■ Problem requirements ■
Make an exact copy of all the entries, but do not reproduce the pictures.

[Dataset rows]
# # # # #

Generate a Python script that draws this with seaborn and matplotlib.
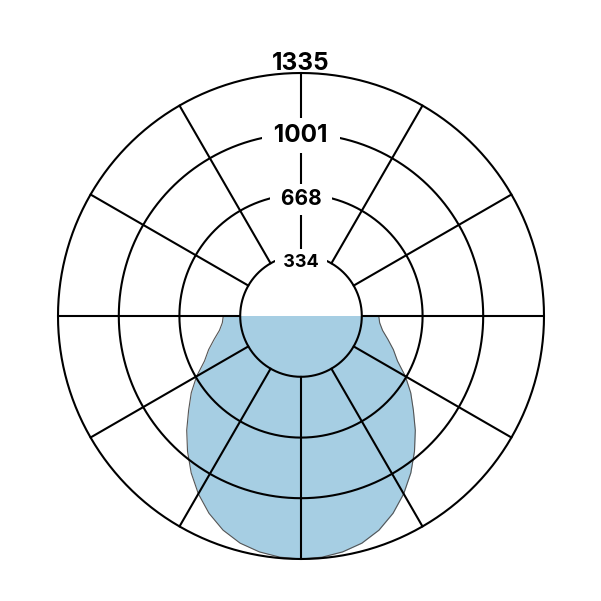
import numpy as np
import pandas as pd
import matplotlib
matplotlib.use("Agg")
import matplotlib.pyplot as plt
import seaborn as sns

# Luminous intensity (cd) by angle from nadir (degrees), symmetric C-plane
angles_deg = [0, 5, 10, 15, 20, 25, 30, 35, 40, 45, 50, 55, 60, 65, 70, 75, 80, 85, 90]
intensity = [1335, 1330, 1316, 1292, 1252, 1196, 1128, 1052, 970, 888, 806, 736, 662, 585, 540, 494, 455, 434, 427]
ring_values = [334, 668, 1001, 1335]
ring_labels = ["334", "668", "1001", "1335"]
spoke_deg = [0, 30, 60, 90, 120, 150, 180, 210, 240, 270, 300, 330]

sns.set_style("white")
plt.rcParams["font.family"] = ["Inter", "DejaVu Sans"]

# full curve from -90 to 90 degrees
ang = np.array(angles_deg, dtype=float)
val = np.array(intensity, dtype=float)
theta = np.deg2rad(np.concatenate([-ang[::-1], ang[1:]]))
rvals = np.concatenate([val[::-1], val[1:]])
df = pd.DataFrame({"theta": theta, "cd": rvals})

fig = plt.figure(figsize=(6.01, 6.01), dpi=100)
size = 486 / 601
ax = fig.add_axes([(301 - 243) / 601, (601 - 316 - 243) / 601, size, size], projection="polar")
ax.set_theta_zero_location("S")
ax.set_theta_direction(-1)
rmax = ring_values[-1]
ax.set_ylim(0, rmax)
ax.grid(False)
ax.set_xticks([])
ax.set_yticks([])
ax.spines["polar"].set_visible(False)

ax.fill_between(df["theta"], 0, df["cd"], color="#a6cee3", lw=0, zorder=1)
sns.lineplot(data=df, x="theta", y="cd", ax=ax, sort=False, color="#555555", lw=0.8, zorder=2)
ax.set_xlabel("")
ax.set_ylabel("")

circ = np.linspace(0, 2 * np.pi, 721)
for rv in ring_values:
    ax.plot(circ, np.full_like(circ, rv), color="black", lw=1.5, zorder=3, clip_on=False)
for sd in spoke_deg:
    t = np.deg2rad(sd)
    ax.plot([t, t], [ring_values[0], rmax], color="black", lw=1.5, zorder=3, clip_on=False)

label_styles = {
    "334": dict(size=13, text=" 334 ", dy=-5),
    "668": dict(size=15, text=" 668 ", dy=-3),
    "1001": dict(size=17.5, text=" 1001 ", dy=1),
    "1335": dict(size=17.5, text="1335", dy=12.5),
}
for rv, lab in zip(ring_values, ring_labels):
    st = label_styles[lab]
    kw = {}
    if lab != "1335":
        kw["bbox"] = dict(boxstyle="square,pad=0.25", fc="white", ec="none")
    ax.annotate(st["text"], xy=(np.pi, rv), xytext=(0, st["dy"] * 0.72),
                textcoords="offset points", ha="center", va="center_baseline",
                fontsize=st["size"], fontweight="bold", color="black",
                zorder=5, annotation_clip=False, **kw)

fig.savefig("out.png", dpi=100, facecolor="white")
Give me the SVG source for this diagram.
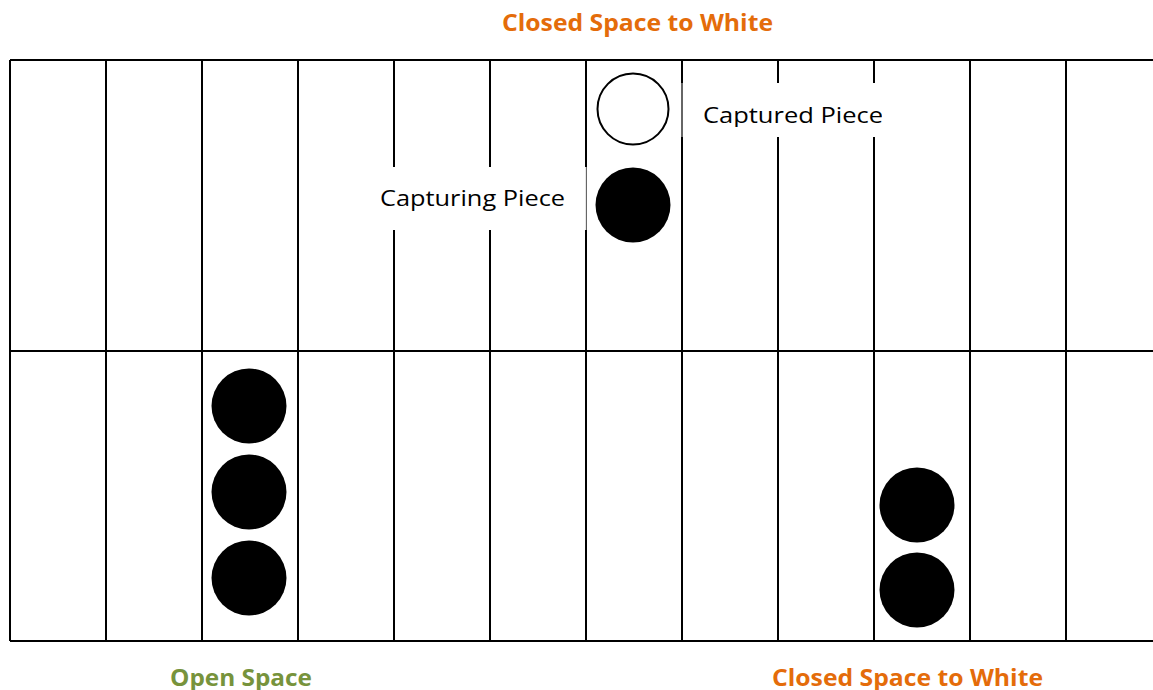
<svg xmlns="http://www.w3.org/2000/svg" width="1153" height="690" viewBox="0 0 1153 690">
<style>
.g{stroke:#000;stroke-width:2;fill:none}
.blk{fill:#000}
.wht{fill:#fff;stroke:#000;stroke-width:2}
.lbl{font-family:"Open Sans","Liberation Sans",sans-serif;font-size:22px;fill:#000}
.ttl{font-family:"Open Sans","Liberation Sans",sans-serif;font-size:23px;font-weight:bold}
.or{fill:#E46C0A}
.gr{fill:#77933C}
</style>
<defs>
<clipPath id="capclip"><rect x="682" y="83" width="200" height="44"/></clipPath>
</defs>
<rect width="1153" height="690" fill="#fff"/>
<g id="board">
<path class="g" d="M10 60H1153M10 351H1153M10 641H1153"/>
<path class="g" d="M10 60V641M106 60V641M202 60V641M298 60V641M394 60V641M490 60V641M586 60V641M682 60V641M778 60V641M874 60V641M970 60V641M1066 60V641"/>
</g>
<g id="label-capturing">
<rect x="365" y="167" width="221" height="63" fill="#fff"/>
<line x1="586" y1="167" x2="586" y2="230" stroke="#ccc" stroke-width="1"/>
<text class="lbl" x="380" y="206" textLength="185" lengthAdjust="spacingAndGlyphs">Capturing Piece</text>
</g>
<g id="label-captured">
<rect x="683" y="83" width="200" height="54" fill="#fff"/>
<line x1="682" y1="83" x2="682" y2="137" stroke="#ccc" stroke-width="1"/>
<text class="lbl" x="703" y="123" textLength="180" lengthAdjust="spacingAndGlyphs" clip-path="url(#capclip)">Captured Piece</text>
</g>
<g id="piece-captured"><circle class="wht" cx="633" cy="109" r="35.5"/></g>
<g id="piece-capturing"><circle class="blk" cx="633" cy="205" r="37.5"/></g>
<g id="pieces-left">
<circle class="blk" cx="249" cy="406" r="37.5"/>
<circle class="blk" cx="249" cy="492" r="37.5"/>
<circle class="blk" cx="249" cy="578" r="37.5"/>
</g>
<g id="pieces-right">
<circle class="blk" cx="917" cy="505" r="37.5"/>
<circle class="blk" cx="917" cy="590" r="37.5"/>
</g>
<g id="titles">
<text class="ttl or" x="502" y="31" textLength="271" lengthAdjust="spacingAndGlyphs">Closed Space to White</text>
<text class="ttl gr" x="170" y="686" textLength="142" lengthAdjust="spacingAndGlyphs">Open Space</text>
<text class="ttl or" x="772" y="686" textLength="271" lengthAdjust="spacingAndGlyphs">Closed Space to White</text>
</g>
</svg>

# # # # #

■ Answer to the task ■
Generate a Python script that draws this with seaborn and matplotlib.
import numpy as np
import pandas as pd
import matplotlib
matplotlib.use("Agg")
import matplotlib.pyplot as plt
import seaborn as sns

# Luminous intensity (cd) by angle from nadir (degrees), symmetric C-plane
angles_deg = [0, 5, 10, 15, 20, 25, 30, 35, 40, 45, 50, 55, 60, 65, 70, 75, 80, 85, 90]
intensity = [1335, 1330, 1316, 1292, 1252, 1196, 1128, 1052, 970, 888, 806, 736, 662, 585, 540, 494, 455, 434, 427]
ring_values = [334, 668, 1001, 1335]
ring_labels = ["334", "668", "1001", "1335"]
spoke_deg = [0, 30, 60, 90, 120, 150, 180, 210, 240, 270, 300, 330]

sns.set_style("white")
plt.rcParams["font.family"] = ["Inter", "DejaVu Sans"]

# full curve from -90 to 90 degrees
ang = np.array(angles_deg, dtype=float)
val = np.array(intensity, dtype=float)
theta = np.deg2rad(np.concatenate([-ang[::-1], ang[1:]]))
rvals = np.concatenate([val[::-1], val[1:]])
df = pd.DataFrame({"theta": theta, "cd": rvals})

fig = plt.figure(figsize=(6.01, 6.01), dpi=100)
size = 486 / 601
ax = fig.add_axes([(301 - 243) / 601, (601 - 316 - 243) / 601, size, size], projection="polar")
ax.set_theta_zero_location("S")
ax.set_theta_direction(-1)
rmax = ring_values[-1]
ax.set_ylim(0, rmax)
ax.grid(False)
ax.set_xticks([])
ax.set_yticks([])
ax.spines["polar"].set_visible(False)

ax.fill_between(df["theta"], 0, df["cd"], color="#a6cee3", lw=0, zorder=1)
sns.lineplot(data=df, x="theta", y="cd", ax=ax, sort=False, color="#555555", lw=0.8, zorder=2)
ax.set_xlabel("")
ax.set_ylabel("")

circ = np.linspace(0, 2 * np.pi, 721)
for rv in ring_values:
    ax.plot(circ, np.full_like(circ, rv), color="black", lw=1.5, zorder=3, clip_on=False)
for sd in spoke_deg:
    t = np.deg2rad(sd)
    ax.plot([t, t], [ring_values[0], rmax], color="black", lw=1.5, zorder=3, clip_on=False)

label_styles = {
    "334": dict(size=13, text=" 334 ", dy=-5),
    "668": dict(size=15, text=" 668 ", dy=-3),
    "1001": dict(size=17.5, text=" 1001 ", dy=1),
    "1335": dict(size=17.5, text="1335", dy=12.5),
}
for rv, lab in zip(ring_values, ring_labels):
    st = label_styles[lab]
    kw = {}
    if lab != "1335":
        kw["bbox"] = dict(boxstyle="square,pad=0.25", fc="white", ec="none")
    ax.annotate(st["text"], xy=(np.pi, rv), xytext=(0, st["dy"] * 0.72),
                textcoords="offset points", ha="center", va="center_baseline",
                fontsize=st["size"], fontweight="bold", color="black",
                zorder=5, annotation_clip=False, **kw)

fig.savefig("out.png", dpi=100, facecolor="white")
Give me the SVG source for this diagram.
<svg xmlns="http://www.w3.org/2000/svg" width="1153" height="690" viewBox="0 0 1153 690">
<style>
.g{stroke:#000;stroke-width:2;fill:none}
.blk{fill:#000}
.wht{fill:#fff;stroke:#000;stroke-width:2}
.lbl{font-family:"Open Sans","Liberation Sans",sans-serif;font-size:22px;fill:#000}
.ttl{font-family:"Open Sans","Liberation Sans",sans-serif;font-size:23px;font-weight:bold}
.or{fill:#E46C0A}
.gr{fill:#77933C}
</style>
<defs>
<clipPath id="capclip"><rect x="682" y="83" width="200" height="44"/></clipPath>
</defs>
<rect width="1153" height="690" fill="#fff"/>
<g id="board">
<path class="g" d="M10 60H1153M10 351H1153M10 641H1153"/>
<path class="g" d="M10 60V641M106 60V641M202 60V641M298 60V641M394 60V641M490 60V641M586 60V641M682 60V641M778 60V641M874 60V641M970 60V641M1066 60V641"/>
</g>
<g id="label-capturing">
<rect x="365" y="167" width="221" height="63" fill="#fff"/>
<line x1="586" y1="167" x2="586" y2="230" stroke="#ccc" stroke-width="1"/>
<text class="lbl" x="380" y="206" textLength="185" lengthAdjust="spacingAndGlyphs">Capturing Piece</text>
</g>
<g id="label-captured">
<rect x="683" y="83" width="200" height="54" fill="#fff"/>
<line x1="682" y1="83" x2="682" y2="137" stroke="#ccc" stroke-width="1"/>
<text class="lbl" x="703" y="123" textLength="180" lengthAdjust="spacingAndGlyphs" clip-path="url(#capclip)">Captured Piece</text>
</g>
<g id="piece-captured"><circle class="wht" cx="633" cy="109" r="35.5"/></g>
<g id="piece-capturing"><circle class="blk" cx="633" cy="205" r="37.5"/></g>
<g id="pieces-left">
<circle class="blk" cx="249" cy="406" r="37.5"/>
<circle class="blk" cx="249" cy="492" r="37.5"/>
<circle class="blk" cx="249" cy="578" r="37.5"/>
</g>
<g id="pieces-right">
<circle class="blk" cx="917" cy="505" r="37.5"/>
<circle class="blk" cx="917" cy="590" r="37.5"/>
</g>
<g id="titles">
<text class="ttl or" x="502" y="31" textLength="271" lengthAdjust="spacingAndGlyphs">Closed Space to White</text>
<text class="ttl gr" x="170" y="686" textLength="142" lengthAdjust="spacingAndGlyphs">Open Space</text>
<text class="ttl or" x="772" y="686" textLength="271" lengthAdjust="spacingAndGlyphs">Closed Space to White</text>
</g>
</svg>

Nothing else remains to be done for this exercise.